Abstract

Simulations of galaxy clusters have a difficult time reproducing the radial gas-property gradients and red central galaxies observed to exist in the cores of galaxy clusters. Thermal conduction has been suggested as a mechanism that can help bring simulations of cluster cores into better alignment with observations by stabilizing the feedback processes that regulate gas cooling, but this idea has not yet been well tested with cosmological numerical simulations. Here we present cosmological simulations of ten galaxy clusters performed with five different levels of isotropic Spitzer conduction, which alters both the cores and outskirts of clusters, but not dramatically. In the cores, conduction flattens central temperature gradients, making them nearly isothermal and slightly lowering the central density but failing to prevent a cooling catastrophe there.
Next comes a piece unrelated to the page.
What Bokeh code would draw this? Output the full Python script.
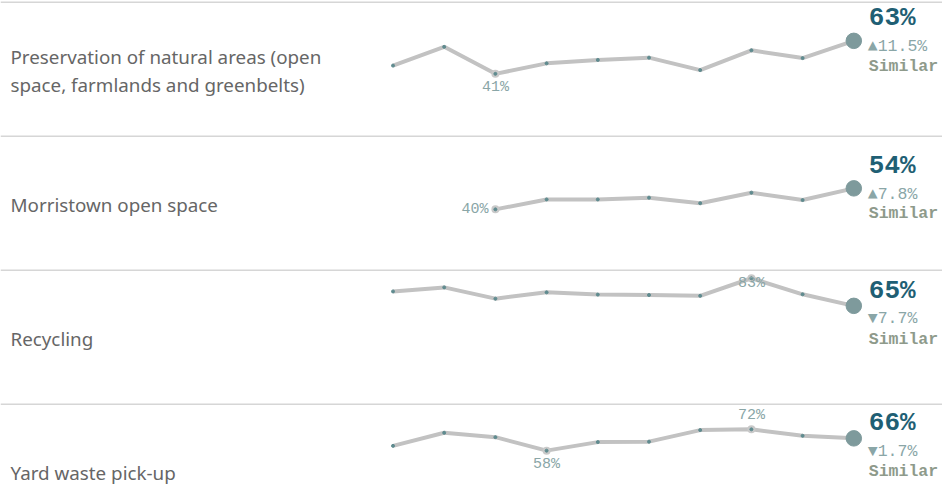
import math
from bokeh.plotting import figure
from bokeh.models import Range1d, Label, Span, ColumnDataSource
from bokeh.layouts import column
from bokeh.embed import file_html
from bokeh.resources import INLINE
from bokeh.core.properties import value

# ---------------- data ----------------
periods = list(range(10))
row_labels = [
    ["Preservation of natural areas (open", "space, farmlands and greenbelts)"],
    ["Morristown open space"],
    ["Recycling"],
    ["Yard waste pick-up"],
]
nan = float("nan")
preservation = [46.5, 59.0, 41.0, 48.0, 50.3, 51.8, 43.5, 56.7, 51.5, 63.0]
morristown = [nan, nan, 40.0, 46.6, 46.6, 47.8, 44.1, 51.1, 46.2, 54.0]
recycling = [74.6, 77.3, 69.8, 74.0, 72.5, 72.2, 71.7, 83.4, 72.7, 65.0]
yard_waste = [61.0, 69.7, 66.8, 57.8, 63.5, 63.8, 71.5, 72.0, 67.7, 66.0]
series = [preservation, morristown, recycling, yard_waste]
changes = [11.5, 7.8, -7.7, -1.7]
status = ["Similar", "Similar", "Similar", "Similar"]

# ---------------- style ----------------
W = 942
HEIGHTS = [134, 134, 134, 83]
PX = 1.5           # pixels per percentage point
Y_TOP = 89.9
X0_PX, X_STEP = 392.5, 51.2
LINE_C = "#c2c2c2"
DOT_C = "#5f8b8f"
LAST_C = "#7e9a9c"
VAL_C = "#1f5f74"
CHG_C = "#8aa6a7"
STAT_C = "#8e9a8b"
LBL_C = "#666666"
MONO = "Liberation Mono"

figs = []
for r, vals in enumerate(series):
    h = HEIGHTS[r]
    p = figure(width=W, height=h, output_backend="svg", toolbar_location=None,
               x_range=Range1d(-X0_PX / X_STEP, (W - X0_PX) / X_STEP),
               y_range=Range1d(Y_TOP - h / PX, Y_TOP),
               x_axis_location=None, y_axis_location=None,
               min_border=0, outline_line_color=None)
    p.grid.visible = False
    p.background_fill_color = "white"
    p.border_fill_color = "white"

    p.add_layout(Span(location=Y_TOP - 1.7 / PX, dimension="width",
                      line_color="#d6d6d6", line_width=1.5))

    # row label
    lines = row_labels[r]
    centre = 70.5
    for k, t in enumerate(lines):
        rel = centre + (k - (len(lines) - 1) / 2) * 28
        p.add_layout(Label(x=10, y=h - rel, x_units="screen", y_units="screen",
                           text=t, text_font="Noto Sans", text_font_size="18.8px",
                           text_color=LBL_C, text_baseline="middle", text_align="left"))

    valid = [(i, v) for i, v in zip(periods, vals) if not math.isnan(v)]
    src = ColumnDataSource(dict(x=[i for i, _ in valid], y=[v for _, v in valid]))
    p.line(periods, vals, line_color=LINE_C, line_width=4)

    last_i, last_v = valid[-1]
    vmin = min(v for _, v in valid)
    vmax = max(v for _, v in valid)
    first_i = valid[0][0]
    ext = []
    for i, v in valid:
        if i == last_i:
            continue
        if v == vmin:
            ext.append((i, v, "min"))
        if v == vmax:
            ext.append((i, v, "max"))
    for i, v, kind in ext:
        p.scatter([i], [v], size=8, fill_color="#c9c9c9", line_color=None)
    p.scatter("x", "y", source=src, size=3, color=DOT_C)
    for i, v, kind in ext:
        txt = f"{round(v):.0f}%"
        if i == first_i:
            p.text([i], [v], text=[txt], x_offset=-7, y_offset=0, text_align="right",
                   text_baseline="middle", text_font=value(MONO), text_font_size="15px",
                   text_color=CHG_C)
        else:
            rel = (Y_TOP - v) * PX
            if kind == "min":
                off = 14
            else:
                off = -13.5
                if rel + off < 10:
                    off = 15 - rel
            p.text([i], [v], text=[txt], y_offset=off, text_align="center",
                   text_baseline="middle", text_font=value(MONO), text_font_size="15px",
                   text_color=CHG_C)

    p.scatter([last_i], [last_v], size=15.5, color=LAST_C)

    up = changes[r] >= 0
    offs = (-22.7, 6.0, 25.3) if up else (-15.0, 13.0, 33.5)
    arrow = "\u25B2" if up else "\u25BC"
    p.text([last_i], [last_v], text=[f"{round(last_v):.0f}%"], x_offset=15, y_offset=offs[0],
           text_align="left", text_baseline="middle", text_font=value(MONO),
           text_font_size="26px", text_font_style="bold", text_color=VAL_C)
    p.text([last_i], [last_v], text=[f"{arrow}{abs(changes[r]):.1f}%"], x_offset=14,
           y_offset=offs[1], text_align="left", text_baseline="middle",
           text_font=value(MONO), text_font_size="16.5px", text_color=CHG_C)
    p.text([last_i], [last_v], text=[status[r]], x_offset=15, y_offset=offs[2],
           text_align="left", text_baseline="middle", text_font=value(MONO),
           text_font_size="16.5px", text_font_style="bold", text_color=STAT_C)
    figs.append(p)

layout = column(*figs, spacing=0)
open("out.html", "w").write(file_html(layout, INLINE))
Conduction has little effect on temperature gradients outside of cluster cores because outward conductive heat flow tends to inflate the outer parts of the intracluster medium (ICM) instead of raising its temperature. In general, conduction tends reduce temperature inhomogeneity in the ICM, but our simulations indicate that those homogenizing effects would be extremely difficult to observe in ~5 keV clusters. Outside the virial radius, our conduction implementation lowers the gas densities and temperatures because it reduces the Mach numbers of accretion shocks. We conclude that despite the numerous small ways in which conduction alters the structure of galaxy clusters, none of these effects are significant enough to make the efficiency of conduction easily measurable unless its effects are more pronounced in clusters hotter than those we have simulated.